Airborne in particular offers an illustration of what Sammy Mitchell characterized as "the splintered romanticism of Coleman's alto flights- a lyrical launching into ferment and atonal tangents, and back to a melodic base." One passage, not far from the beginning, moves in fairly conventional eighth-note lines before plunging into a series of short, stabbing phrases, wildly swirling triplets and tumultuous interplay with Garrison and Jones. Redman, in his foray toward the end, is even more defiant of convention than Coleman, in terms of departure from the normal concepts of the saxophone's tonal capabilities.

Love Call, with Coleman on trumpet, maintains a blistering intensity as the two horns are not merely supported but engulfed in the rhythmic by the rhythmic pressure furnished by Garrison and Jones. Note particularly the passage, beginning about two thirds of the way through the track, when the two horns engages in a rapier-like exchange, each seemingly feeding on the other's insatiable energy.

Open To The Public demonstrates Coleman's spare, terse capacity to-thematic mood-setting. What we have here in essence is a series of short, jagged phrases for the two horns, played twice, with a brief drum passage in between. Throughout the performance, Elvin's freedom cry is demonic, impassioned and technically masterful. Coleman's best formulated and most effectively sustained solo work will be found in the course these eight kinetic minutes.

Check Out Time, with its five-note introductory motif, somehow suggests a Latin concept, though no Latin beat is in fact present. Coleman's upward bent tones and euphoric rising phrases are heard before Redman, using harmonics, coaxes hollow, eerie sounds from his horn.

In an examination of Ornette Coleman's contribution to the direction of modern music during the past ten years, Mann Williams, who was among his earliest supporters, observed: "Coleman's music represents the first fundamental reevaluation of basic materials and basic procedures for jazz since the innovations of Charlie Parker...When someone does something with the passion and deep conviction of an Ornette Coleman, I doubt if there could be any turning back; it seems mandatory somehow for others to follow and explore in the direction he indicates." History, of course, continues to reveal how right he was, and ergo, how right Coleman was himself.

— LEONARD FEATHER
(Author of The Encyclopedia of Jazz in the '60s, Horizon Press)

1988 CD Reissue LinerNotes

The music contained on NEW YORK IS NOW and LOVE CALL was conceived from the outset as two albums. The second album was by no means a set of leftovers. With the Compact Disc release of these sessions, a number of nice discoveries have come into play.

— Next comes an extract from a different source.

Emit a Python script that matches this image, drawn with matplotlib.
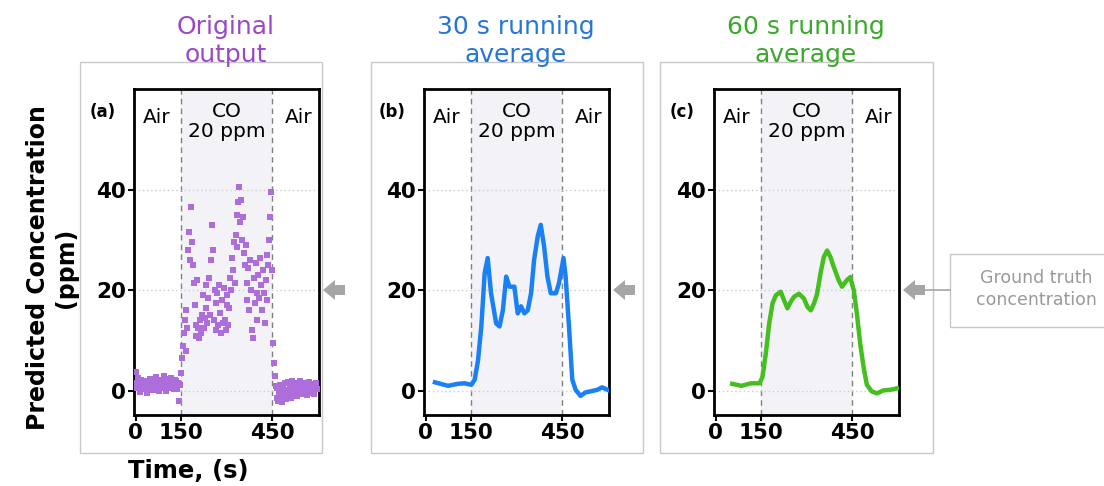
import numpy as np
import matplotlib.pyplot as plt
from matplotlib.patches import Rectangle, Polygon

#### datos
# original output, one value every 3 s from 0 to 597 s
t_raw = np.arange(0, 600, 3)
v_raw = [1.5, 3.8, 0.5, 2.6, 1.0, -0.2, 2.2, 0.8, 1.6, 0.3,
         2.0, 0.6, 1.2, -0.4, 1.8, 0.9, 2.4, 0.1, 1.3, 0.7,
         1.9, 0.2, 1.0, 2.8, 0.4, 1.5, -0.1, 1.1, 2.2, 0.6,
         1.4, 3.0, 0.8, 1.7, 0.0, 2.3, 1.2, 0.5, 1.8, 2.6,
         0.9, 1.6, 0.3, 2.1, 1.0, 1.9, 0.4, 1.5, -2.0, 1.2,
         3.5, 6.5, 9.0, 11.5, 14.0, 8.0, 16.0, 12.5, 28.0, 31.5,
         26.0, 36.5, 29.5, 25.0, 21.5, 17.0, 13.0, 11.0, 22.0, 12.5,
         10.5, 14.0, 11.5, 15.0, 19.0, 12.5, 14.5, 16.5, 21.0, 13.5,
         18.5, 22.5, 15.0, 26.0, 33.0, 28.0, 14.0, 20.0, 12.0, 17.5,
         19.5, 13.0, 21.0, 15.5, 11.5, 18.0, 13.5, 20.5, 14.0, 12.0,
         17.0, 19.0, 13.0, 16.5, 22.5, 20.0, 26.5, 24.0, 29.5, 21.5,
         31.0, 35.0, 28.5, 37.5, 40.5, 33.5, 38.0, 30.0, 34.5, 27.5,
         25.0, 29.0, 21.5, 18.0, 24.5, 16.0, 26.0, 20.0, 12.0, 10.5,
         22.5, 17.5, 25.5, 19.5, 14.0, 23.0, 18.5, 26.5, 21.0, 16.0,
         24.0, 19.5, 13.5, 22.0, 27.0, 18.0, 25.0, 30.0, 34.5, 39.5,
         24.0, 9.5, 5.5, 3.0, 1.0, -1.5, 0.5, -2.0, -0.5, 1.2,
         -1.0, -2.2, 0.3, -0.8, 1.5, -1.6, 0.2, -1.2, 1.8, -0.4,
         0.8, -1.5, 2.0, 0.1, -0.9, 1.3, -0.2, 0.9, -1.1, 1.6,
         0.0, 1.9, -0.6, 0.7, 1.2, -0.3, 1.5, 0.4, -0.8, 1.0,
         0.6, 1.7, -0.5, 1.1, 0.2, 1.4, -0.7, 0.9, 1.6, 0.3]

# 30 s running average
t_30 = [31, 74, 107, 129, 151, 162, 173, 184, 195, 205, 216, 233, 244, 255,
        266, 277, 293, 304, 315, 326, 337, 348, 358, 370, 380, 391, 402, 413,
        430, 440, 455, 462, 473, 484, 495, 511, 528, 544, 566, 582, 604]
v_30 = [1.7, 1.0, 1.4, 1.5, 1.2, 2.2, 6.0, 12.8, 23.4, 26.4, 19.4, 13.4, 12.8,
        16.0, 22.7, 20.7, 20.7, 15.4, 16.8, 15.4, 16.0, 19.4, 26.0, 30.7, 33.0,
        28.7, 22.7, 19.4, 19.4, 21.4, 26.4, 22.7, 12.8, 2.2, 0.2, -1.0, -0.3,
        -0.1, 0.2, 0.7, 0.1]

# 60 s running average
t_60 = [55, 85, 117, 145, 155, 166, 177, 188, 199, 215, 226, 237, 248, 259,
        275, 292, 303, 314, 325, 335, 346, 357, 368, 379, 390, 406, 417, 433,
        444, 456, 466, 477, 488, 499, 515, 532, 554, 576, 598]
v_60 = [1.4, 1.0, 1.5, 1.5, 2.8, 7.5, 13.4, 17.4, 19.0, 19.7, 18.0, 16.4, 17.7,
        18.7, 19.3, 18.3, 16.7, 16.0, 17.4, 19.3, 23.3, 26.6, 27.9, 26.6, 24.6,
        22.0, 20.7, 22.0, 22.6, 20.0, 15.4, 9.4, 4.8, 1.2, -0.1, -0.5, 0.1,
        0.2, 0.5]

titulos = ['Original\noutput', '30 s running\naverage', '60 s running\naverage']
color_titulo = ['#9a48c9', '#2476d8', '#3aa82a']
letras = ['(a)', '(b)', '(c)']
xticks = [0, 150, 450]
yticks = [0, 20, 40]

W, H = 1104, 486
fig = plt.figure(figsize=(W / 100, H / 100), dpi=100)


def px(x, y):
    # pixel (desde arriba a la izquierda) -> fraccion de figura
    return x / W, 1 - y / H


def caja(x0, y0, x1, y1, color='#c8c8c8'):
    fig.patches.append(Rectangle(px(x0, y1), (x1 - x0) / W, (y1 - y0) / H,
                                 transform=fig.transFigure, fill=False,
                                 edgecolor=color, linewidth=1.0, zorder=0))


def flecha(x, y):
    pts = [(x, y), (x + 12, y - 10), (x + 12, y - 5), (x + 22, y - 5),
           (x + 22, y + 5), (x + 12, y + 5), (x + 12, y + 10)]
    fig.patches.append(Polygon([px(a, b) for a, b in pts], closed=True,
                               transform=fig.transFigure, facecolor='#a6a6a6',
                               edgecolor='none'))


# cajas grises de cada panel
caja(80, 62, 322, 453)
caja(371, 62, 643, 453)
caja(660, 62, 933, 453)
caja(950, 254, 1110, 327)

lefts = [134, 424, 714]
axes = []
for i, L in enumerate(lefts):
    x0, y0 = px(L, 415)
    ax = fig.add_axes([x0, y0, 185 / W, 326 / H])
    ax.axvspan(150, 450, color='#f3f3f7', zorder=0, lw=0)
    for xv in (150, 450):
        ax.axvline(xv, color='#808080', ls=(0, (4, 3)), lw=1.0, zorder=1)
    for yv in yticks:
        ax.axhline(yv, color='#cccccc', ls=(0, (1, 2)), lw=1.0, zorder=1)
    ax.set_xlim(-5, 605)
    ax.set_ylim(-4.8, 60)
    ax.set_xticks(xticks)
    ax.set_yticks(yticks)
    ax.tick_params(direction='out', length=4, width=1.5, labelsize=15.5, pad=2)
    for lab in ax.get_xticklabels() + ax.get_yticklabels():
        lab.set_fontweight('bold')
    for s in ax.spines.values():
        s.set_linewidth(2)
    ax.text(69, 54.3, 'Air', ha='center', va='center', fontsize=14.5)
    ax.text(537, 54.3, 'Air', ha='center', va='center', fontsize=14.5)
    ax.text(300, 53.5, 'CO\n20 ppm', ha='center', va='center', fontsize=14.5,
            linespacing=1.05)
    ax.text(-0.17, 0.93, letras[i], transform=ax.transAxes, ha='center',
            va='center', fontsize=12, fontweight='bold')
    cx = L + 92
    fig.text(*px(cx, 41), titulos[i], ha='center', va='center', fontsize=18,
             color=color_titulo[i], linespacing=1.2)
    axes.append(ax)

axes[0].plot(t_raw, v_raw, 's', color='#ad6ddb', markersize=4.2,
             markeredgewidth=0, zorder=3)
axes[1].plot(t_30, v_30, color='#1a80f5', lw=3.2, zorder=3)
axes[2].plot(t_60, v_60, color='#44bf1f', lw=3.2, zorder=3)

# flechas de concentracion real
flecha(323, 290)
flecha(613, 290)
flecha(903, 290)
fig.add_artist(plt.Line2D([925 / W, 950 / W], [1 - 290 / H, 1 - 290 / H],
                          color='#a6a6a6', lw=1.2))
fig.text(*px(1036, 289), 'Ground truth\nconcentration', ha='center',
         va='center', fontsize=12.5, color='#999999', linespacing=1.25)

fig.text(*px(52, 268), 'Predicted Concentration\n(ppm)', ha='center',
         va='center', rotation=90, fontsize=17, fontweight='bold',
         linespacing=1.2)
fig.text(*px(188, 471), 'Time, (s)', ha='center', va='center', fontsize=17.5,
         fontweight='bold')

fig.savefig('out.png', dpi=100)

Just prior to these dates, Ornette, who had essentially not been working with another horn since the departure of Don Cherry in 1962, added Dewey Redman to his working quartet (with Charlie Haden on bass and Denardo Coleman on drums). Actually, Redman and Ornette had known each other and played together in their high school days back in Dallas/Fort Worth. But this was their first recorded meeting in their later professional years and the association lasted until 1974.

For this, Coleman's final sessions for Blue Note, the guest rhythm team of Jimmy Garrison and Elvin Jones, half of the great John Coltrane Quartet, was brought in. Garrison had played with Coleman during the summer of 1962 in an unrecorded quartet with Bobby Bradford and Charles Moffett. It is likely that this was Elvin's only encounter with Ornette. And make no mistake about it, this is not Coleman's music set against Coltrane's rhythmic conception. Everyone came to play Ornette's music and they succeeded. All three of Ornette's sidemen here are individualists who facilely move from the conventional to the unorthodox with artistry and logic.

None of Coleman's compositions here have had the lasting impact 'Ramblin"' or "Lonely Woman" had, but several stayed in Ornette's book for a while. The quartet with Redman was playing "Airborne" as late as 1971 and a later quartet with guitarist James Blood Ulmer in 1974 included "The Garden Of Souls" and "Love Call" in its regular repertoire. Perhaps the biggest exposure of all came from Pat Methany who recorded "Round Trip" and "Broad Way Blues" in the seventies, helping to establish the latter as one of Ornette's best known pieces.

"Just For You" has a long history. It was first recorded by the original Coleman quartet with Ornette on alto and Don Cherry on trumpet for Atlantic in 1959 (though that version was not issued until the mid seventies). Around '67, Ornette began performing it again, but this time on trumpet. For this recording with Dewey on tenor and the composer on trumpet, the two versions make an interesting study in role reversal. Incidentally this tune was never a part of the two issued albums. It first saw the light of day in a European anthology collection in 1979.

These four men recorded eight titles on April 29, 1968. Ornette and Frank Wolff selected takes for all of them. on May 7, the same band went back to record two new titles and remake three. Those remakes were the ones which made it to release. The chosen takes of "Love Call, Broad Way Blues" and "Check Out Time" from the first session are now issued here for the first time on these CDs as alternate versions. The early version of "Broad Way Blues" is decidedly slower, while the original "Check Out Time" is much less frantic than the master. The early take of "Love Call" is more compact but essentially the same as the master in approach.

Since the original four-track analog tapes existed on all of the performances in these two CDs, we took the opportunity to remix them to digital to remove tape hiss, limiting and other compensatory factors that affected mixes in 1969. In the process, we discovered that there was another minute and a half at the end of the master take of "Love Call" which is restored and that the band, primarily Dewey Redman, did the voice bits on "We Now Interrupt For A Commercial" live. On the LP version, the voice of Mel Fuhrman was overdubbed. We have used the original, untampered version here. They may be off mike at times, but the spirit and intent come through more powerfully.